Prerequisite: CRWR 60100-60300, Graduate Writer’s Workshop
CRWR 69900 – Thesis
Students will work one-on-one with their mentors near the end of their studies in the program for the express purpose of completing their thesis. A completed thesis is composed of three parts: creative work (100 to 200 pages for fiction or literary nonfiction, and 48 to 64 pages of poetry); a research-focused craft essay (20-40 pages); annotated bibliography (between 40 and 70 books). Students will enroll in thesis credits for the spring semester prior to their third and final summer residency. In the summer session of this final residency, students will not join their peers for the online instruction period beforehand; instead, they will enroll in 3 more thesis credits and remain focused on completing their thesis under the guidance of their mentors. During this final residency, students will not participate in the daily morning workshop sessions and may use this time to prepare an overview of their work and research in completing the thesis, culminating in a colloquium presentation at the end of the residency, which will take the place of a thesis defense.

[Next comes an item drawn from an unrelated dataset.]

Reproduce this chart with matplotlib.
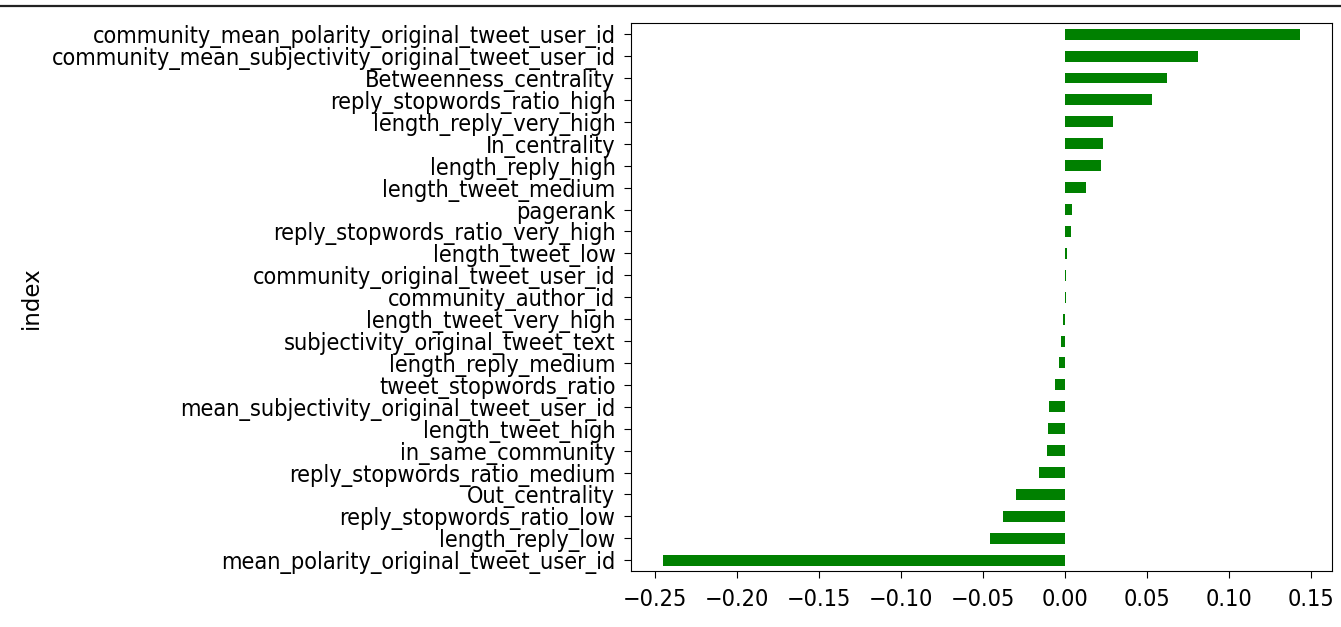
import matplotlib
matplotlib.use("Agg")
import matplotlib.pyplot as plt
from matplotlib import font_manager as fm
from matplotlib.lines import Line2D

# features sorted ascending (bottom of chart first)
features = [
    "mean_polarity_original_tweet_user_id",
    "length_reply_low",
    "reply_stopwords_ratio_low",
    "Out_centrality",
    "reply_stopwords_ratio_medium",
    "in_same_community",
    "length_tweet_high",
    "mean_subjectivity_original_tweet_user_id",
    "tweet_stopwords_ratio",
    "length_reply_medium",
    "subjectivity_original_tweet_text",
    "length_tweet_very_high",
    "community_author_id",
    "community_original_tweet_user_id",
    "length_tweet_low",
    "reply_stopwords_ratio_very_high",
    "pagerank",
    "length_tweet_medium",
    "length_reply_high",
    "In_centrality",
    "length_reply_very_high",
    "reply_stopwords_ratio_high",
    "Betweenness_centrality",
    "community_mean_subjectivity_original_tweet_user_id",
    "community_mean_polarity_original_tweet_user_id",
]
coefs = [
    -0.2455, -0.0457, -0.0378, -0.0303, -0.0162, -0.0110, -0.0104, -0.0096,
    -0.0061, -0.0037, -0.0023, -0.0014, 0.0006, 0.0007, 0.0008, 0.0033,
    0.0043, 0.0125, 0.0220, 0.0230, 0.0290, 0.0530, 0.0620, 0.0810, 0.1430,
]

# the labels in the screenshot are narrow and tall: prefer a condensed face
cond = fm.FontProperties(family="DejaVu Sans", stretch="condensed")
path = fm.findfont(cond, fallback_to_default=True)
if "Condensed" in path:
    tick_font = fm.FontProperties(fname=path, size=16.8)
else:
    tick_font = fm.FontProperties(family="DejaVu Sans", size=14.5)

fig = plt.figure(figsize=(13.41, 6.27), dpi=100)
ax = fig.add_axes([0.4703, 0.089, 0.5227, 0.874])

pos = range(len(features))
ax.barh(pos, coefs, height=0.5, color="green")
ax.set_yticks(pos)
ax.set_yticklabels(features, fontproperties=tick_font)
for lab in ax.get_xticklabels():
    lab.set_fontproperties(tick_font)
ax.set_ylim(-0.5, len(features) - 0.5)
ax.margins(x=0.05)
ax.tick_params(axis="x", length=5, pad=7)
ax.tick_params(axis="y", length=5, pad=6)
ax.set_ylabel("index", fontsize=16.5)
ax.yaxis.set_label_coords(-0.838, 0.5)

# thin rule at the very top of the screenshot
fig.add_artist(Line2D([0, 1], [1 - 6 / 627, 1 - 6 / 627], color="#222222", lw=1.6))

fig.savefig("out.png", dpi=100)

Prerequisite: CRWR 60500 – Form and Theory
Offered: Spring, Annually
CRWR 60400 – Thesis Writer’s Workshop
During the final summer term, thesis students are required to take Thesis Writer’s Workshop inclusive of the residency requirement. In this course, thesis students participate only in the residency (not the online sessions included for other Writer’s Workshops). At the residency, thesis students do not participate in the daily morning workshop sessions, but do participate in other residency activities. A requirement of the thesis residency is a culminating colloquium presentation scheduled during the residency. In the colloquium, which takes the place of a thesis defense, thesis students are required to present the main attributes of their creative work as well as the research that comprises the craft essay. Prerequisite: 10 credits of Writer’s Workshop in the student’s chosen genre (2 summer residencies).